A summary is helpful here, I think. Internally we use recombination probabilities, calculated from a recombination rate combined with a the distance between sites (e.g. here). This calculated recombination probability is passed to the internal algorithm (as rho) and then used to calculate the transition probabilities, p_recomb and p_no_recomb e.g. here:

p_no_recomb = p_last * (1 - rho + rho / n)

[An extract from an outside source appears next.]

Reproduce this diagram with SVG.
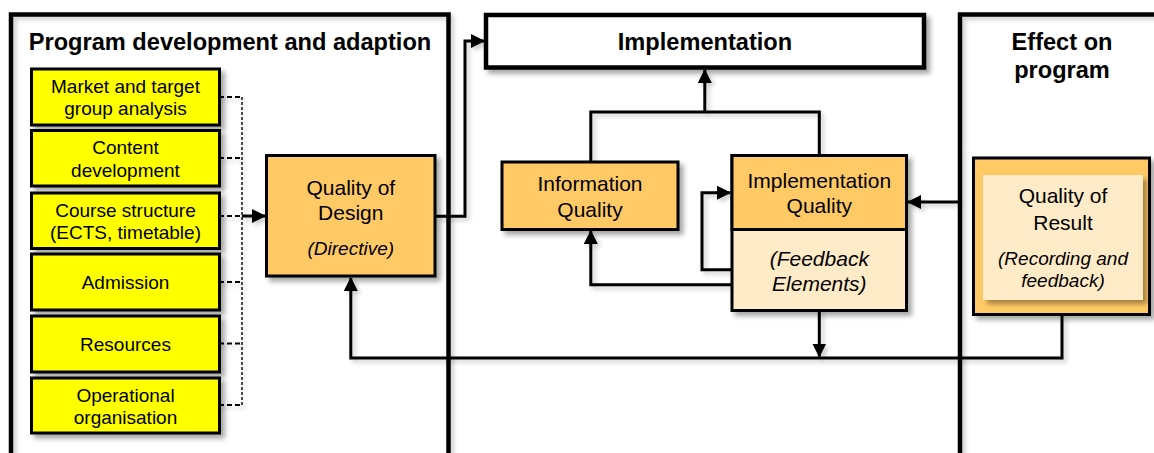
<svg xmlns="http://www.w3.org/2000/svg" width="1154" height="453" viewBox="0 0 1154 453">
<defs>
<style>
text{font-family:"Liberation Sans",Arial,sans-serif;fill:#000;text-anchor:middle}
.h{font-weight:bold;font-size:23.6px}
.t{font-size:21px}
.s{font-size:19px}
.i{font-style:italic}
.frame{fill:none;stroke:#000;stroke-width:4.5}
.yel{fill:#FFFF00;stroke:#000;stroke-width:3}
.org{fill:#FFC966;stroke:#000;stroke-width:3}
.lt{fill:#FFEBC7;stroke:#000;stroke-width:3}
.c{fill:none;stroke:#000;stroke-width:3}
.d{fill:none;stroke:#000;stroke-width:2;stroke-dasharray:5 3}
.dv{fill:none;stroke:#000;stroke-width:1.4;stroke-dasharray:3 2}
</style>
<filter id="sh" x="-10%" y="-10%" width="130%" height="130%">
<feDropShadow dx="4" dy="4" stdDeviation="2.5" flood-color="#000" flood-opacity="0.35"/>
</filter>
<filter id="shl" x="-10%" y="-10%" width="130%" height="130%">
<feDropShadow dx="3" dy="3" stdDeviation="2" flood-color="#000" flood-opacity="0.2"/>
</filter>
<marker id="ar" viewBox="0 0 14 14" refX="13" refY="7" markerWidth="14" markerHeight="14" markerUnits="userSpaceOnUse" orient="auto">
<path d="M0,0 L14,7 L0,14 Z" fill="#000"/>
</marker>
</defs>

<g id="frames" filter="url(#shl)">
<path class="frame" d="M11,460 V14.5 H448.5 V460"/>
<path class="frame" d="M960,460 V14.5 H1160"/>
</g>

<text class="h" x="230" y="50">Program development and adaption</text>
<text class="h" x="1062" y="50">Effect on</text>
<text class="h" x="1062" y="78">program</text>

<g id="connectors" filter="url(#shl)">
<path class="d" d="M219,97 H242 M219,158 H242 M219,216 H242 M219,282 H242 M219,343.5 H242 M219,405 H242"/>
<path class="dv" d="M242,97 V405"/>
<path class="c" d="M242,216 H265" marker-end="url(#ar)"/>
<path class="c" d="M435,216.3 H465 V41 H484" marker-end="url(#ar)"/>
<path class="c" d="M1062,315 V358 H350.8 V278" marker-end="url(#ar)"/>
<path class="c" d="M590.8,162 V112 H819.3 V155.5"/>
<path class="c" d="M704.8,112 V70" marker-end="url(#ar)"/>
<path class="c" d="M732,284.7 H590.8 V231" marker-end="url(#ar)"/>
<path class="c" d="M732,269.7 H702 V192.7 H730" marker-end="url(#ar)"/>
<path class="c" d="M819.3,310.5 V356.5" marker-end="url(#ar)"/>
<path class="c" d="M960,202 H908" marker-end="url(#ar)"/>
</g>

<g id="implementation">
<rect x="486" y="15" width="438" height="52.5" fill="#fff" stroke="#000" stroke-width="4.5" filter="url(#sh)"/>
<text class="h" x="705" y="50">Implementation</text>
</g>

<g id="market">
<rect class="yel" x="31.5" y="69" width="188" height="56" filter="url(#sh)"/>
<text class="s" x="125.5" y="93">Market and target</text>
<text class="s" x="125.5" y="115">group analysis</text>
</g>
<g id="content">
<rect class="yel" x="31.5" y="130.5" width="188" height="55.5" filter="url(#sh)"/>
<text class="s" x="125.5" y="154">Content</text>
<text class="s" x="125.5" y="177">development</text>
</g>
<g id="course">
<rect class="yel" x="31.5" y="193" width="188" height="55.5" filter="url(#sh)"/>
<text class="s" x="125.5" y="216.5">Course structure</text>
<text class="s" x="125.5" y="239">(ECTS, timetable)</text>
</g>
<g id="admission">
<rect class="yel" x="31.5" y="254" width="188" height="56" filter="url(#sh)"/>
<text class="s" x="125.5" y="289">Admission</text>
</g>
<g id="resources">
<rect class="yel" x="31.5" y="316" width="188" height="56" filter="url(#sh)"/>
<text class="s" x="125.5" y="351">Resources</text>
</g>
<g id="operational">
<rect class="yel" x="31.5" y="378" width="188" height="55" filter="url(#sh)"/>
<text class="s" x="125.5" y="402">Operational</text>
<text class="s" x="125.5" y="424">organisation</text>
</g>

<g id="design">
<rect class="org" x="266.5" y="155.5" width="168.5" height="120.5" filter="url(#sh)"/>
<text class="t" x="350.8" y="195">Quality of</text>
<text class="t" x="350.8" y="220">Design</text>
<text class="s i" x="350.8" y="255">(Directive)</text>
</g>

<g id="information">
<rect class="org" x="502" y="162" width="176" height="67.5" filter="url(#sh)"/>
<text class="t" x="590" y="191">Information</text>
<text class="t" x="590" y="217">Quality</text>
</g>

<g id="implquality">
<rect class="lt" x="732" y="155.5" width="174.5" height="155" filter="url(#sh)"/>
<rect class="org" x="732" y="155.5" width="174.5" height="74"/>
<text class="t" x="819.3" y="188">Implementation</text>
<text class="t" x="819.3" y="213">Quality</text>
<text class="t i" x="819.3" y="266">(Feedback</text>
<text class="t i" x="819.3" y="291">Elements)</text>
</g>

<g id="result">
<rect class="org" x="973.5" y="158" width="176" height="156.5" filter="url(#sh)"/>
<rect x="983" y="175" width="160" height="125" fill="#FFEBC7" filter="url(#sh)"/>
<text class="t" x="1063" y="203">Quality of</text>
<text class="t" x="1063" y="230">Result</text>
<text class="s i" x="1063" y="265">(Recording and</text>
<text class="s i" x="1063" y="287">feedback)</text>
</g>
</svg>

We also specify mismatch probabilities (mu, often equated with the mutation probability in L&S HMMs). In tsinfer these are calculated by combining the mismatch ratio with the median recombination probability. We convert the mismatch probability into an emission probability e via the Rosen & Paton parameterization (their eqn 4): e = 1-(A-1) * µ if the hidden state is the same as the emitted state, or e=µ if the hidden state is different from the emitted state, here:

p_e = mu

For A=2 alleles, the emission probs are therefore 1-mu (if hidden and emitted states are the same) and mu (if different), This has the desirable feature that if mu=0, the probs are 1 and 0, or if mu=1 the probs are 0 and 1. We decided in #403 (comment) that we were happy with this definition of mismatch: i.e. if mu=1 it forces the hidden state to be different from the emitted state (this contrasts to the treatment in Donnelly & Leslie, eqn 4.2, where an infinite mutation rate results in the emitted state having an equal probability of being any of the allelic states).

The problem with this particular parameterisation is that with a high mismatch probability (mu=1) and more than 2 alleles, the emission probability becomes less than zero! So effectively, the Rosen & Paton parameterization requires mu to be less than 1/(A-1). Another way of thinking about this is that it treats the "mismatch probability" as the probability of mutation from one allele to a specific other allele, rather than to any other allele. This is the same in the Lunter parameterization, where A is hardcoded to 4, so that his mutation rate mu can never be set above 1/3.

I suggest that for L&S matching with >2 alleles we don't want to have this particular parameterization. I suggest 2 possibilities:

  1. We could treat all non-matching alleles as identical for the purpose of matching (i.e. partition the alleles into match/non-match, rather than a set of allelic states). That means we simply have 1-mu and mu as the emission probabilities, and don't bother incorporating the number of alleles at all.
  2. We could switch to the Donnelly & Leslie parameterization, and have mu=1 meaning that the emission probabilities are all equal (e.g. 1/num_alleles) and mu=0 meaning that the emission probabilities are 1 and 0, so something like
    1/num_alleles * mu and 1/num_alleles + (1-mu) * (num_alleles - 1)/num_alleles (I think this is the equivalent to Donnelly & Leslie's eqn 4.2 but with mu going from 0..1 rather than theta going from 0..infinity).

Note that @astheeggeggs has thought about this, for example at https://github.com/astheeggeggs/lshmm/blob/9b15d8417e2856e13b28d59b4c8d078068fd8c0b/lshmm/api.py#L142 so we should ask him to look at any reparameterisation we do here to check that it makes sense.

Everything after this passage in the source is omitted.